[EXERCISE INSTRUCTIONS]:
Give back the full material, exactly as it reads.

+ + + + + + +

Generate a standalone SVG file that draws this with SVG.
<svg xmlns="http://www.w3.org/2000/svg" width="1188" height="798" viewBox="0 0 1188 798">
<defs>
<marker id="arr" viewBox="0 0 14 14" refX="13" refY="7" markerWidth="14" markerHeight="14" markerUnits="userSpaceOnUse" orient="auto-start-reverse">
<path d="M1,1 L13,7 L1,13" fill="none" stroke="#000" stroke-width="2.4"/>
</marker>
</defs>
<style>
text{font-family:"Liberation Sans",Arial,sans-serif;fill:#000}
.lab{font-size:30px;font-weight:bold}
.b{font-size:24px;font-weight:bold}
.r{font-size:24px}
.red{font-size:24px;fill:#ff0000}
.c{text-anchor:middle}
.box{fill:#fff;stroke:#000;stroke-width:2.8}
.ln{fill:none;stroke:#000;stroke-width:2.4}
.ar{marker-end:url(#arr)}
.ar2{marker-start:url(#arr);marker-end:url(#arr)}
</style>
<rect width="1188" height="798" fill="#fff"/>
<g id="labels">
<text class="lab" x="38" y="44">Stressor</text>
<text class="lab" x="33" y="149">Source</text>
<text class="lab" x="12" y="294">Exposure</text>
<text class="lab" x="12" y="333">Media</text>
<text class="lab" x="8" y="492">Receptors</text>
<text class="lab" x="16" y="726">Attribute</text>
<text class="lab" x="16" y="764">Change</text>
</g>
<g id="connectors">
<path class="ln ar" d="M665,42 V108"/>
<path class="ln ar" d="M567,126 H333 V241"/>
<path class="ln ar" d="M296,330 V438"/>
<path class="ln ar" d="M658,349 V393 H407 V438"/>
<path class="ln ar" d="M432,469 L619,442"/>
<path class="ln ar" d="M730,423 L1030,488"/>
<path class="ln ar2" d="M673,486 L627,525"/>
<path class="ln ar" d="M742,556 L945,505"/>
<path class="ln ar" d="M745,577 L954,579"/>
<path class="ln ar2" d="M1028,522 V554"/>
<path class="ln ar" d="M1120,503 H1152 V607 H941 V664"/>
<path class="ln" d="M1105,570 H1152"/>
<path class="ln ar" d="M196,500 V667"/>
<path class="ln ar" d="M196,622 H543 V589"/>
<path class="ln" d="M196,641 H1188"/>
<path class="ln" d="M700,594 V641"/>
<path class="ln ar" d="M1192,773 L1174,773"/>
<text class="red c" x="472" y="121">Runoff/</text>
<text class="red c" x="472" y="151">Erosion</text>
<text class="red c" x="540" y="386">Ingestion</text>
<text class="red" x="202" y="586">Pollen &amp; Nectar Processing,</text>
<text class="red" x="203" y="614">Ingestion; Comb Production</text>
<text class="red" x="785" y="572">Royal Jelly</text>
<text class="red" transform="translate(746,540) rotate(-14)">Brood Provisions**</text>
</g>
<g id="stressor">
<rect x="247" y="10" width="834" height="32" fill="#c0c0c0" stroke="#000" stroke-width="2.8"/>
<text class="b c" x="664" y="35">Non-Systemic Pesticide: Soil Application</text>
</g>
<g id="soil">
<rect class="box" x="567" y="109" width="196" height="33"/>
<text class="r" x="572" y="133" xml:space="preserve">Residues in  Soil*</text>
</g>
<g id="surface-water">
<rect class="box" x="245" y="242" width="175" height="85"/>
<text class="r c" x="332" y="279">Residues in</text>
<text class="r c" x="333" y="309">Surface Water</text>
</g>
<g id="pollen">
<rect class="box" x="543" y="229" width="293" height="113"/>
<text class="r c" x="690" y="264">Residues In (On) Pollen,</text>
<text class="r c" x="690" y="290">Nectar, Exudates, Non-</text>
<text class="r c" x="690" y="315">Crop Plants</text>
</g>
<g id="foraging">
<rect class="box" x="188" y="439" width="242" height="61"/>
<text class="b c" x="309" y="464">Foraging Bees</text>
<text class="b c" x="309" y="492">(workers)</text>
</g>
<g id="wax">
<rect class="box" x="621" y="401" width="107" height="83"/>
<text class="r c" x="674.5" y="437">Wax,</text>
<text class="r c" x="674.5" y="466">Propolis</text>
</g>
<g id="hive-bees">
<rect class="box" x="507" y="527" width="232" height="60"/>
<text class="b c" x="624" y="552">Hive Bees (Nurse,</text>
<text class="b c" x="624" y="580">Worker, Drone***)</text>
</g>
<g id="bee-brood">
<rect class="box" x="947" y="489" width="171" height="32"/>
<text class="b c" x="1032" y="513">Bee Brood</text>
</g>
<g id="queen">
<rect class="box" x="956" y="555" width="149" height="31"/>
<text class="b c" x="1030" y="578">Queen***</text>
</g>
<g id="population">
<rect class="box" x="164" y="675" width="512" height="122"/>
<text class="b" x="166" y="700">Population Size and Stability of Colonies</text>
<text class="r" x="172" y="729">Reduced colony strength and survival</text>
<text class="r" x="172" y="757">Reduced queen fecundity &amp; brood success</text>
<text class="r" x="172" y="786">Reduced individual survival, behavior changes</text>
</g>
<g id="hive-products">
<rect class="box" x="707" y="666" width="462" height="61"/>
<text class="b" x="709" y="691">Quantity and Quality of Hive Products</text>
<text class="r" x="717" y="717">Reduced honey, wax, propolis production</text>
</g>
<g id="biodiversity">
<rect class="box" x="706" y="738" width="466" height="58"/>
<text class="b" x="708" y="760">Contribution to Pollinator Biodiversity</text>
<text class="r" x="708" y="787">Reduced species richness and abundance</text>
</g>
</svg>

+ + + + + + +

[ANSWER FOR THIS EXERCISE]:
Generate a standalone SVG file that draws this with SVG.
<svg xmlns="http://www.w3.org/2000/svg" width="1188" height="798" viewBox="0 0 1188 798">
<defs>
<marker id="arr" viewBox="0 0 14 14" refX="13" refY="7" markerWidth="14" markerHeight="14" markerUnits="userSpaceOnUse" orient="auto-start-reverse">
<path d="M1,1 L13,7 L1,13" fill="none" stroke="#000" stroke-width="2.4"/>
</marker>
</defs>
<style>
text{font-family:"Liberation Sans",Arial,sans-serif;fill:#000}
.lab{font-size:30px;font-weight:bold}
.b{font-size:24px;font-weight:bold}
.r{font-size:24px}
.red{font-size:24px;fill:#ff0000}
.c{text-anchor:middle}
.box{fill:#fff;stroke:#000;stroke-width:2.8}
.ln{fill:none;stroke:#000;stroke-width:2.4}
.ar{marker-end:url(#arr)}
.ar2{marker-start:url(#arr);marker-end:url(#arr)}
</style>
<rect width="1188" height="798" fill="#fff"/>
<g id="labels">
<text class="lab" x="38" y="44">Stressor</text>
<text class="lab" x="33" y="149">Source</text>
<text class="lab" x="12" y="294">Exposure</text>
<text class="lab" x="12" y="333">Media</text>
<text class="lab" x="8" y="492">Receptors</text>
<text class="lab" x="16" y="726">Attribute</text>
<text class="lab" x="16" y="764">Change</text>
</g>
<g id="connectors">
<path class="ln ar" d="M665,42 V108"/>
<path class="ln ar" d="M567,126 H333 V241"/>
<path class="ln ar" d="M296,330 V438"/>
<path class="ln ar" d="M658,349 V393 H407 V438"/>
<path class="ln ar" d="M432,469 L619,442"/>
<path class="ln ar" d="M730,423 L1030,488"/>
<path class="ln ar2" d="M673,486 L627,525"/>
<path class="ln ar" d="M742,556 L945,505"/>
<path class="ln ar" d="M745,577 L954,579"/>
<path class="ln ar2" d="M1028,522 V554"/>
<path class="ln ar" d="M1120,503 H1152 V607 H941 V664"/>
<path class="ln" d="M1105,570 H1152"/>
<path class="ln ar" d="M196,500 V667"/>
<path class="ln ar" d="M196,622 H543 V589"/>
<path class="ln" d="M196,641 H1188"/>
<path class="ln" d="M700,594 V641"/>
<path class="ln ar" d="M1192,773 L1174,773"/>
<text class="red c" x="472" y="121">Runoff/</text>
<text class="red c" x="472" y="151">Erosion</text>
<text class="red c" x="540" y="386">Ingestion</text>
<text class="red" x="202" y="586">Pollen &amp; Nectar Processing,</text>
<text class="red" x="203" y="614">Ingestion; Comb Production</text>
<text class="red" x="785" y="572">Royal Jelly</text>
<text class="red" transform="translate(746,540) rotate(-14)">Brood Provisions**</text>
</g>
<g id="stressor">
<rect x="247" y="10" width="834" height="32" fill="#c0c0c0" stroke="#000" stroke-width="2.8"/>
<text class="b c" x="664" y="35">Non-Systemic Pesticide: Soil Application</text>
</g>
<g id="soil">
<rect class="box" x="567" y="109" width="196" height="33"/>
<text class="r" x="572" y="133" xml:space="preserve">Residues in  Soil*</text>
</g>
<g id="surface-water">
<rect class="box" x="245" y="242" width="175" height="85"/>
<text class="r c" x="332" y="279">Residues in</text>
<text class="r c" x="333" y="309">Surface Water</text>
</g>
<g id="pollen">
<rect class="box" x="543" y="229" width="293" height="113"/>
<text class="r c" x="690" y="264">Residues In (On) Pollen,</text>
<text class="r c" x="690" y="290">Nectar, Exudates, Non-</text>
<text class="r c" x="690" y="315">Crop Plants</text>
</g>
<g id="foraging">
<rect class="box" x="188" y="439" width="242" height="61"/>
<text class="b c" x="309" y="464">Foraging Bees</text>
<text class="b c" x="309" y="492">(workers)</text>
</g>
<g id="wax">
<rect class="box" x="621" y="401" width="107" height="83"/>
<text class="r c" x="674.5" y="437">Wax,</text>
<text class="r c" x="674.5" y="466">Propolis</text>
</g>
<g id="hive-bees">
<rect class="box" x="507" y="527" width="232" height="60"/>
<text class="b c" x="624" y="552">Hive Bees (Nurse,</text>
<text class="b c" x="624" y="580">Worker, Drone***)</text>
</g>
<g id="bee-brood">
<rect class="box" x="947" y="489" width="171" height="32"/>
<text class="b c" x="1032" y="513">Bee Brood</text>
</g>
<g id="queen">
<rect class="box" x="956" y="555" width="149" height="31"/>
<text class="b c" x="1030" y="578">Queen***</text>
</g>
<g id="population">
<rect class="box" x="164" y="675" width="512" height="122"/>
<text class="b" x="166" y="700">Population Size and Stability of Colonies</text>
<text class="r" x="172" y="729">Reduced colony strength and survival</text>
<text class="r" x="172" y="757">Reduced queen fecundity &amp; brood success</text>
<text class="r" x="172" y="786">Reduced individual survival, behavior changes</text>
</g>
<g id="hive-products">
<rect class="box" x="707" y="666" width="462" height="61"/>
<text class="b" x="709" y="691">Quantity and Quality of Hive Products</text>
<text class="r" x="717" y="717">Reduced honey, wax, propolis production</text>
</g>
<g id="biodiversity">
<rect class="box" x="706" y="738" width="466" height="58"/>
<text class="b" x="708" y="760">Contribution to Pollinator Biodiversity</text>
<text class="r" x="708" y="787">Reduced species richness and abundance</text>
</g>
</svg>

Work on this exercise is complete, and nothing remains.